The AO argued that its policy was a necessary response to the current climate of hyper-partisanship, especially as it is fueled by social media. There is surely much truth to that view. There are numerous recent examples of political operatives, journalists, and even elected officials using both mainstream and social media to question the integrity of the judiciary based on isolated events. And the AO, as the administrative arm of the Third Branch, is right to be concerned that such attacks can erode judicial legitimacy. If the courts are seen as less legitimate — even if the view is unfounded — they are at risk of losing other critical resources like funding, jurisdiction, human resources, and even cases to adjudicate.
But while the AO’s diagnosis of the danger was correct, its prescribed treatment was worse than the disease. It views the courts’ resource dependence not as a simple fact of interdependence — a reality that affects almost every public or private organization — but rather as a fatal flaw which must be deemphasized as much as possible. Put differently, the AO’s solution is to lay low, not make trouble, and avoid activity that might draw the attention of resource providers. The same fear seems to be driving the Judicial Conference’s ill-considered proposal to ban federal judges from affiliating with the left-leaning American Constitution Society or the right/libertarian leaning Federalist Society.
It is generally wise, of course, not to stick your neck out for no reason. But neither is it wise to censor oneself solely because a small cadre of obnoxious people might respond obnoxiously. With respect to the Judicial Conference proposal, I recently wrote, “the courts will not preserve their legitimacy by flinching every time they are accused (however cynically) of partiality, and doing so will only embolden their accusers.” Judge Cooper took the same view of the AO policy:
“[A]llowing the challenged restrictions to stand because someone might twist routine civic expression to their political advantage strikes the Court as akin to endorsing the proverbial heckler’s veto: muffling the speaker in anticipation of a hostile overreaction by the listener. For if the government’s declarants are correct that members of Congress and their staffs would be likely to retaliate against the entire federal judiciary if they knew that an AO employee supported the opposite party, then the problem would lie with Congress (and indeed the country), not the AO.”

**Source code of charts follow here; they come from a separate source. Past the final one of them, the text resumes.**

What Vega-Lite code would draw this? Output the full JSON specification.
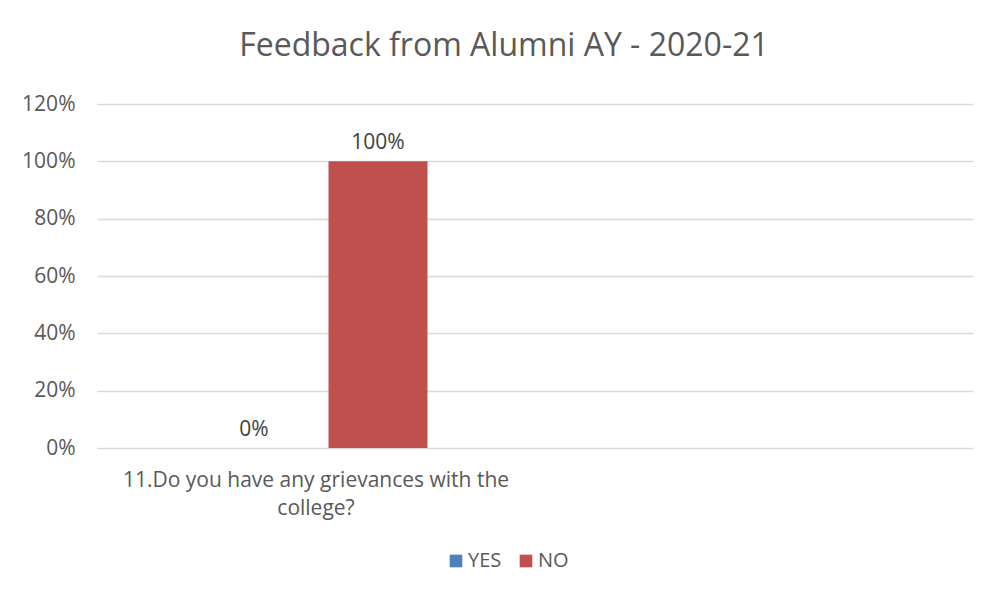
{
  "$schema": "https://vega.github.io/schema/vega-lite/v6.json",
  "autosize": "none",
  "width": 876,
  "height": 344,
  "padding": {"left": 97, "top": 104, "right": 27, "bottom": 149},
  "background": "white",
  "config": {
    "view": {"stroke": null},
    "font": "Open Sans"
  },
  "title": {
    "text": "Feedback from Alumni AY - 2020-21",
    "fontSize": 32,
    "fontWeight": "normal",
    "color": "#595959",
    "anchor": "middle",
    "dx": -31,
    "offset": 30
  },
  "data": {
    "values": [
      {"question": "11.Do you have any grievances with the college?", "answer": "YES", "value": 0},
      {"question": "11.Do you have any grievances with the college?", "answer": "NO", "value": 1}
    ]
  },
  "encoding": {
    "x": {
      "field": "question",
      "type": "nominal",
      "scale": {"domain": ["11.Do you have any grievances with the college?", ""], "paddingInner": 0, "paddingOuter": 0},
      "axis": {
        "title": null,
        "labelAngle": 0,
        "labelExpr": "datum.value == '' ? '' : ['11.Do you have any grievances with the', 'college?']",
        "labelFontSize": 21,
        "labelColor": "#595959",
        "labelPadding": 21,
        "labelLineHeight": 28,
        "ticks": false,
        "domain": false,
        "labelLimit": 600
      }
    },
    "xOffset": {
      "field": "answer",
      "type": "nominal",
      "sort": ["YES", "NO"],
      "scale": {"domain": ["YES", "NO"], "paddingInner": 0.2016, "paddingOuter": 0.867}
    },
    "y": {
      "field": "value",
      "type": "quantitative",
      "scale": {"domain": [0, 1.2]},
      "axis": {
        "title": null,
        "format": ".0%",
        "values": [0, 0.2, 0.4, 0.6, 0.8, 1.0, 1.2],
        "labelFontSize": 21,
        "labelColor": "#595959",
        "labelPadding": 22,
        "ticks": false,
        "domain": false,
        "gridColor": "#d9d9d9",
        "gridWidth": 1.5
      }
    }
  },
  "layer": [
    {
      "mark": {"type": "bar"},
      "encoding": {
        "color": {
          "field": "answer",
          "type": "nominal",
          "sort": ["YES", "NO"],
          "scale": {"domain": ["YES", "NO"], "range": ["#4f81bd", "#c0504d"]},
          "legend": {
            "title": null,
            "orient": "none",
            "direction": "horizontal",
            "legendX": 349,
            "legendY": 447,
            "symbolType": "square",
            "symbolSize": 160,
            "symbolStrokeWidth": 0,
            "labelFontSize": 20,
            "labelColor": "#595959",
            "columnPadding": 14,
            "labelOffset": 2
          }
        }
      }
    },
    {
      "mark": {"type": "text", "baseline": "bottom", "dy": -8, "fontSize": 21, "color": "#404040"},
      "encoding": {
        "text": {"field": "value", "type": "quantitative", "format": ".0%"}
      }
    }
  ]
}
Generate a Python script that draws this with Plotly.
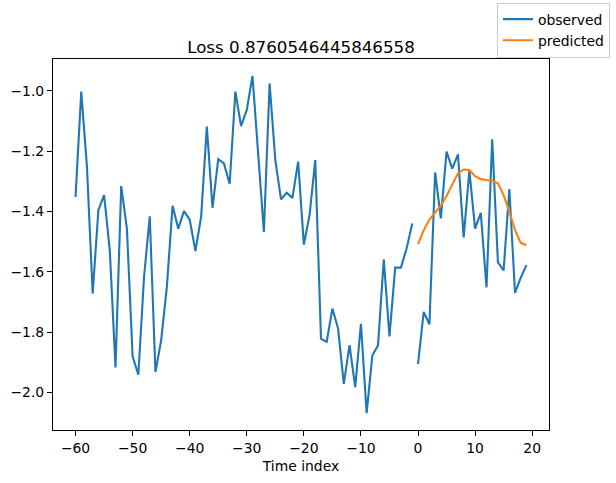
import plotly.graph_objects as go

# Observed history (t = -60 .. -1)
hist_t = list(range(-60, 0))
hist_obs = [
    -1.352, -1.003, -1.252, -1.672, -1.396, -1.346, -1.528, -1.917, -1.316, -1.457,
    -1.880, -1.941, -1.617, -1.416, -1.932, -1.827, -1.650, -1.381, -1.457, -1.399,
    -1.427, -1.531, -1.418, -1.119, -1.388, -1.227, -1.241, -1.309, -1.003, -1.117,
    -1.064, -0.951, -1.210, -1.468, -0.976, -1.230, -1.360, -1.338, -1.355, -1.235,
    -1.510, -1.412, -1.230, -1.821, -1.832, -1.722, -1.788, -1.971, -1.843, -1.982,
    -1.772, -2.068, -1.877, -1.843, -1.559, -1.814, -1.586, -1.586, -1.523, -1.440,
]

# Observed future (t = 0 .. 19)
fut_t = list(range(0, 20))
fut_obs = [
    -1.906, -1.733, -1.774, -1.271, -1.423, -1.202, -1.258, -1.211, -1.486, -1.265,
    -1.457, -1.405, -1.652, -1.161, -1.569, -1.595, -1.326, -1.670, -1.619, -1.578,
]

# Predicted (t = 0 .. 19)
pred = [
    -1.508, -1.462, -1.427, -1.405, -1.381, -1.349, -1.309, -1.274, -1.261, -1.263,
    -1.283, -1.293, -1.296, -1.298, -1.307, -1.346, -1.401, -1.462, -1.504, -1.512,
]

title_text = "Loss 0.8760546445846558"
x_label = "Time index"

FONT = "DejaVu Sans, Liberation Sans, sans-serif"

fig = go.Figure()
fig.add_trace(go.Scatter(
    x=hist_t + [None] + fut_t,
    y=hist_obs + [None] + fut_obs,
    mode="lines", name="observed",
    line=dict(color="#1f77b4", width=2.1),
    connectgaps=False,
))
fig.add_trace(go.Scatter(
    x=fut_t, y=pred, mode="lines", name="predicted",
    line=dict(color="#ff7f0e", width=2.1),
))

fig.update_layout(
    width=616, height=483,
    margin=dict(l=53, r=67, t=59, b=53, autoexpand=False),
    paper_bgcolor="white", plot_bgcolor="white",
    font=dict(family=FONT, size=14, color="black"),
    showlegend=True,
    title=dict(
        text=title_text, x=0.5, xref="paper", xanchor="center",
        y=1.0, yref="paper", yanchor="bottom", pad=dict(b=6),
        font=dict(family=FONT, size=16.7, color="black"),
    ),
    legend=dict(
        x=1.123, y=1.152, xref="paper", yref="paper",
        xanchor="right", yanchor="top",
        bgcolor="rgba(255,255,255,0.8)", bordercolor="#cccccc", borderwidth=1,
        font=dict(family=FONT, size=13.9, color="black"),
        itemwidth=30, tracegroupgap=0,
    ),
    xaxis=dict(
        range=[-63.95, 22.95], tickmode="linear", tick0=-60, dtick=10,
        showgrid=False, zeroline=False, automargin=False,
        showline=True, linecolor="black", linewidth=1.1, mirror=True,
        ticks="outside", ticklen=5, tickwidth=1.1, tickcolor="black",
        tickfont=dict(family=FONT, size=13.9, color="black"),
        title=dict(text=x_label, font=dict(family=FONT, size=13.9, color="black"), standoff=6),
    ),
    yaxis=dict(
        range=[-2.1239, -0.8951], tickmode="linear", tick0=-2.0, dtick=0.2,
        tickformat=".1f", automargin=False,
        showgrid=False, zeroline=False,
        showline=True, linecolor="black", linewidth=1.1, mirror=True,
        ticks="outside", ticklen=5, tickwidth=1.1, tickcolor="black",
        tickfont=dict(family=FONT, size=13.9, color="black"),
    ),
)

fig.write_html(
    "out.html",
    config={"displayModeBar": False},
    post_script="document.body.style.margin='0';document.body.style.padding='0';",
)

The better approach, as I have said before, is for the courts to be bold and assertive about their role as a co-equal branch of the federal government. They should confidently champion the professionalism of their judges and staff, and be as open as possible about how their work gets done. In an age in which transparency is a significant public value, courts should focus less on being obtuse oracles of the law and more on being active participants in the public arena. The doesn’t mean that every judge and staffer needs to be on Twitter, but it does suggest that the courts should redouble their efforts to engage, explain, and educate in the public arena. Judge Cooper’s ruling does exactly that. The AO and Judicial Conference might take much from his example.